(Records from a collection)
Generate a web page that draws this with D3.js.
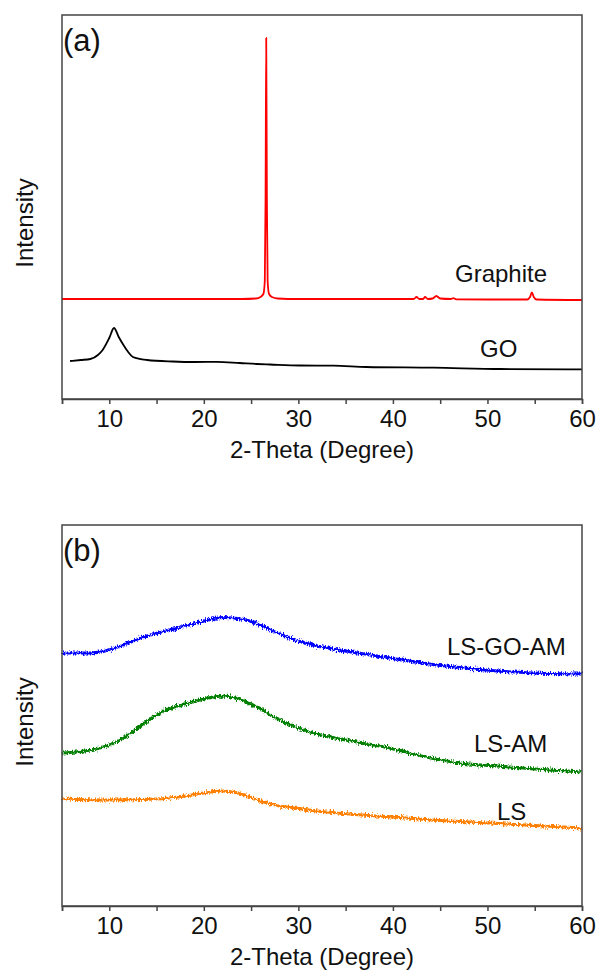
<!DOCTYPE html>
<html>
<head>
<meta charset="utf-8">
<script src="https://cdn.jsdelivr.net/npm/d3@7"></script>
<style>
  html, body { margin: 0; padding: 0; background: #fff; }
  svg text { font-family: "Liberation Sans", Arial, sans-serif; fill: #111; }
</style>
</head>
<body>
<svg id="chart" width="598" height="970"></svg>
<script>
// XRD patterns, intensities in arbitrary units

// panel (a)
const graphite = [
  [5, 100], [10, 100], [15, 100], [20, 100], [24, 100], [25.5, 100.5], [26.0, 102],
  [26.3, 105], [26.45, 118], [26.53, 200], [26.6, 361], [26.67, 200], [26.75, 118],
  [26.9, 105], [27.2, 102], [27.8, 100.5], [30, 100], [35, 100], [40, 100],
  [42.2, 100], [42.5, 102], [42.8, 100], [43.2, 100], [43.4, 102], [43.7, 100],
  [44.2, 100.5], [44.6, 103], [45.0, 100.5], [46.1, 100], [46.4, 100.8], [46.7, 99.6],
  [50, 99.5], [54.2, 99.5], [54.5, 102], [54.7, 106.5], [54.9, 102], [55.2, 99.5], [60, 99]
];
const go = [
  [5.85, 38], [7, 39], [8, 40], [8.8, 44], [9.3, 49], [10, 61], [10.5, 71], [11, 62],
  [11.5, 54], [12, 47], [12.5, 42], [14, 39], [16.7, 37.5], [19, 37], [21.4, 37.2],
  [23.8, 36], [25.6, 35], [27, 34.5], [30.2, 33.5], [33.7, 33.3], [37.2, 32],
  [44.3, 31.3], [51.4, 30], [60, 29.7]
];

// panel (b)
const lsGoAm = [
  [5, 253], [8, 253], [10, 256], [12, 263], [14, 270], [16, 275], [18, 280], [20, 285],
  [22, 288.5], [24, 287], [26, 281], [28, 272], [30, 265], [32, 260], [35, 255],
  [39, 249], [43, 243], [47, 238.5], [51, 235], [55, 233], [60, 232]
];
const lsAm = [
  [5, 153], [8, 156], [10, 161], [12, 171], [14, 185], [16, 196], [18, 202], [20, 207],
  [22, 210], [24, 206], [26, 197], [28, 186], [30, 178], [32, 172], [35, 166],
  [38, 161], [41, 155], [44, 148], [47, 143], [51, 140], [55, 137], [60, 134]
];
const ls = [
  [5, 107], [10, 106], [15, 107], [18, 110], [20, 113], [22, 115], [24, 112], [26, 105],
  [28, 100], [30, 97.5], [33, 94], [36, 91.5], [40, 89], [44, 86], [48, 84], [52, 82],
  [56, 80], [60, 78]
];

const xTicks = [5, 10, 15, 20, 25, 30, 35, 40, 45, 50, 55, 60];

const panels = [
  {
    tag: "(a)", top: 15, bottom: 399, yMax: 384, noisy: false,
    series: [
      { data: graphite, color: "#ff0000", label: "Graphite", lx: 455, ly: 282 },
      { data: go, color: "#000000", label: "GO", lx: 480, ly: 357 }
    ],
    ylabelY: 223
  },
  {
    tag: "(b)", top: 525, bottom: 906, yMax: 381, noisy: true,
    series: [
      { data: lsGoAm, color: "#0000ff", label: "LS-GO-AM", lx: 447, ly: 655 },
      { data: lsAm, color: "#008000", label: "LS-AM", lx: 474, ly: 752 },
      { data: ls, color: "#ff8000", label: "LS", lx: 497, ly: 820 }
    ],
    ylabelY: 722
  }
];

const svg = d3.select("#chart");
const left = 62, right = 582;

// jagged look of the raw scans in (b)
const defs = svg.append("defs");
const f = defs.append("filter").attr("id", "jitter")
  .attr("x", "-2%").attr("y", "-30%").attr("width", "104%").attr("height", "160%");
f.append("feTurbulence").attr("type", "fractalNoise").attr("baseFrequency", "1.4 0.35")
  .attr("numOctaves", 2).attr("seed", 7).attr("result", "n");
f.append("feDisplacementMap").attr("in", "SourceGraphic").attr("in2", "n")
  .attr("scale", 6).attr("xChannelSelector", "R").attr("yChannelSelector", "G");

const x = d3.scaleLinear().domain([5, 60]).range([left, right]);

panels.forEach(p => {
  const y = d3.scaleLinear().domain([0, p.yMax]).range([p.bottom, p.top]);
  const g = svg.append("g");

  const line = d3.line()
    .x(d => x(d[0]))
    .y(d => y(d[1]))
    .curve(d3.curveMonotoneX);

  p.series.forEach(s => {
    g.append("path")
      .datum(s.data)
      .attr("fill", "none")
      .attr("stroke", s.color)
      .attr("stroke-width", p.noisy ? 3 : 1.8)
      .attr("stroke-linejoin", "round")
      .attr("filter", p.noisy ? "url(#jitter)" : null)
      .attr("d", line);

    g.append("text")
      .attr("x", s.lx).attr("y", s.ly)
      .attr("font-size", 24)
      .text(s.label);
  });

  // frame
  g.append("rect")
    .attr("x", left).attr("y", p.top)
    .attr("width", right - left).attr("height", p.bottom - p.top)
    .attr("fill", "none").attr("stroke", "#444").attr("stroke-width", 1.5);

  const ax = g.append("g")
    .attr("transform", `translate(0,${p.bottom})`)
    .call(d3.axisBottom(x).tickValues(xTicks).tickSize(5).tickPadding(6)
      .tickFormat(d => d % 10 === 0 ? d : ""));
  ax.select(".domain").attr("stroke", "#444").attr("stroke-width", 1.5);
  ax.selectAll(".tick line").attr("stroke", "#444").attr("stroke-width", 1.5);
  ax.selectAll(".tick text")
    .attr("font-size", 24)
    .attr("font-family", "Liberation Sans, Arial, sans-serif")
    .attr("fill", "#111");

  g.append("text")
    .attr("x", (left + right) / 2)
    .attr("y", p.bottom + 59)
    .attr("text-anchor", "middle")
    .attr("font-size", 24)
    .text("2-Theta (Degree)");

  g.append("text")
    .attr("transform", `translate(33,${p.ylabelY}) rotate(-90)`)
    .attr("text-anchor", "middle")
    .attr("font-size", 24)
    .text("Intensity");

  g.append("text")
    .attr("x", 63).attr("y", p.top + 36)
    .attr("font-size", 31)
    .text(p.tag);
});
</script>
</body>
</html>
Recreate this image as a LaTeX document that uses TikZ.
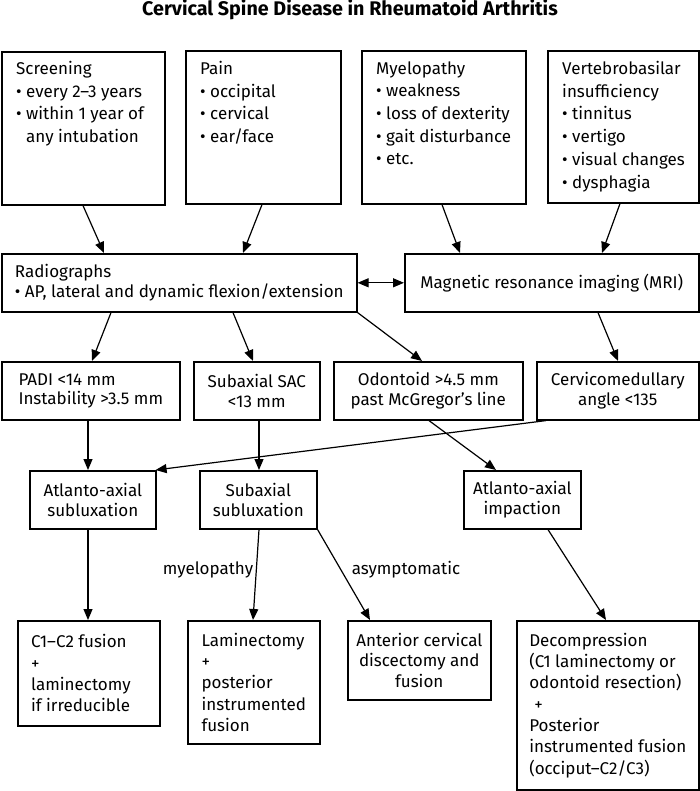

> _Directive_: Print the complete listing exactly as it stands, without its pictures.

> _Expected output_:
Generate a web page that draws this with D3.js.
<!DOCTYPE html>
<html>
<head>
<meta charset="utf-8">
<script src="https://cdn.jsdelivr.net/npm/d3@7"></script>
<style>
  html, body { margin: 0; padding: 0; background: #fff; }
  svg text { font-family: "Liberation Sans", Arial, sans-serif; fill: #111; }
</style>
</head>
<body>
<svg id="chart" width="598" height="970"></svg>
<script>
// XRD patterns, intensities in arbitrary units

// panel (a)
const graphite = [
  [5, 100], [10, 100], [15, 100], [20, 100], [24, 100], [25.5, 100.5], [26.0, 102],
  [26.3, 105], [26.45, 118], [26.53, 200], [26.6, 361], [26.67, 200], [26.75, 118],
  [26.9, 105], [27.2, 102], [27.8, 100.5], [30, 100], [35, 100], [40, 100],
  [42.2, 100], [42.5, 102], [42.8, 100], [43.2, 100], [43.4, 102], [43.7, 100],
  [44.2, 100.5], [44.6, 103], [45.0, 100.5], [46.1, 100], [46.4, 100.8], [46.7, 99.6],
  [50, 99.5], [54.2, 99.5], [54.5, 102], [54.7, 106.5], [54.9, 102], [55.2, 99.5], [60, 99]
];
const go = [
  [5.85, 38], [7, 39], [8, 40], [8.8, 44], [9.3, 49], [10, 61], [10.5, 71], [11, 62],
  [11.5, 54], [12, 47], [12.5, 42], [14, 39], [16.7, 37.5], [19, 37], [21.4, 37.2],
  [23.8, 36], [25.6, 35], [27, 34.5], [30.2, 33.5], [33.7, 33.3], [37.2, 32],
  [44.3, 31.3], [51.4, 30], [60, 29.7]
];

// panel (b)
const lsGoAm = [
  [5, 253], [8, 253], [10, 256], [12, 263], [14, 270], [16, 275], [18, 280], [20, 285],
  [22, 288.5], [24, 287], [26, 281], [28, 272], [30, 265], [32, 260], [35, 255],
  [39, 249], [43, 243], [47, 238.5], [51, 235], [55, 233], [60, 232]
];
const lsAm = [
  [5, 153], [8, 156], [10, 161], [12, 171], [14, 185], [16, 196], [18, 202], [20, 207],
  [22, 210], [24, 206], [26, 197], [28, 186], [30, 178], [32, 172], [35, 166],
  [38, 161], [41, 155], [44, 148], [47, 143], [51, 140], [55, 137], [60, 134]
];
const ls = [
  [5, 107], [10, 106], [15, 107], [18, 110], [20, 113], [22, 115], [24, 112], [26, 105],
  [28, 100], [30, 97.5], [33, 94], [36, 91.5], [40, 89], [44, 86], [48, 84], [52, 82],
  [56, 80], [60, 78]
];

const xTicks = [5, 10, 15, 20, 25, 30, 35, 40, 45, 50, 55, 60];

const panels = [
  {
    tag: "(a)", top: 15, bottom: 399, yMax: 384, noisy: false,
    series: [
      { data: graphite, color: "#ff0000", label: "Graphite", lx: 455, ly: 282 },
      { data: go, color: "#000000", label: "GO", lx: 480, ly: 357 }
    ],
    ylabelY: 223
  },
  {
    tag: "(b)", top: 525, bottom: 906, yMax: 381, noisy: true,
    series: [
      { data: lsGoAm, color: "#0000ff", label: "LS-GO-AM", lx: 447, ly: 655 },
      { data: lsAm, color: "#008000", label: "LS-AM", lx: 474, ly: 752 },
      { data: ls, color: "#ff8000", label: "LS", lx: 497, ly: 820 }
    ],
    ylabelY: 722
  }
];

const svg = d3.select("#chart");
const left = 62, right = 582;

// jagged look of the raw scans in (b)
const defs = svg.append("defs");
const f = defs.append("filter").attr("id", "jitter")
  .attr("x", "-2%").attr("y", "-30%").attr("width", "104%").attr("height", "160%");
f.append("feTurbulence").attr("type", "fractalNoise").attr("baseFrequency", "1.4 0.35")
  .attr("numOctaves", 2).attr("seed", 7).attr("result", "n");
f.append("feDisplacementMap").attr("in", "SourceGraphic").attr("in2", "n")
  .attr("scale", 6).attr("xChannelSelector", "R").attr("yChannelSelector", "G");

const x = d3.scaleLinear().domain([5, 60]).range([left, right]);

panels.forEach(p => {
  const y = d3.scaleLinear().domain([0, p.yMax]).range([p.bottom, p.top]);
  const g = svg.append("g");

  const line = d3.line()
    .x(d => x(d[0]))
    .y(d => y(d[1]))
    .curve(d3.curveMonotoneX);

  p.series.forEach(s => {
    g.append("path")
      .datum(s.data)
      .attr("fill", "none")
      .attr("stroke", s.color)
      .attr("stroke-width", p.noisy ? 3 : 1.8)
      .attr("stroke-linejoin", "round")
      .attr("filter", p.noisy ? "url(#jitter)" : null)
      .attr("d", line);

    g.append("text")
      .attr("x", s.lx).attr("y", s.ly)
      .attr("font-size", 24)
      .text(s.label);
  });

  // frame
  g.append("rect")
    .attr("x", left).attr("y", p.top)
    .attr("width", right - left).attr("height", p.bottom - p.top)
    .attr("fill", "none").attr("stroke", "#444").attr("stroke-width", 1.5);

  const ax = g.append("g")
    .attr("transform", `translate(0,${p.bottom})`)
    .call(d3.axisBottom(x).tickValues(xTicks).tickSize(5).tickPadding(6)
      .tickFormat(d => d % 10 === 0 ? d : ""));
  ax.select(".domain").attr("stroke", "#444").attr("stroke-width", 1.5);
  ax.selectAll(".tick line").attr("stroke", "#444").attr("stroke-width", 1.5);
  ax.selectAll(".tick text")
    .attr("font-size", 24)
    .attr("font-family", "Liberation Sans, Arial, sans-serif")
    .attr("fill", "#111");

  g.append("text")
    .attr("x", (left + right) / 2)
    .attr("y", p.bottom + 59)
    .attr("text-anchor", "middle")
    .attr("font-size", 24)
    .text("2-Theta (Degree)");

  g.append("text")
    .attr("transform", `translate(33,${p.ylabelY}) rotate(-90)`)
    .attr("text-anchor", "middle")
    .attr("font-size", 24)
    .text("Intensity");

  g.append("text")
    .attr("x", 63).attr("y", p.top + 36)
    .attr("font-size", 31)
    .text(p.tag);
});
</script>
</body>
</html>
Recreate this image as a LaTeX document that uses TikZ.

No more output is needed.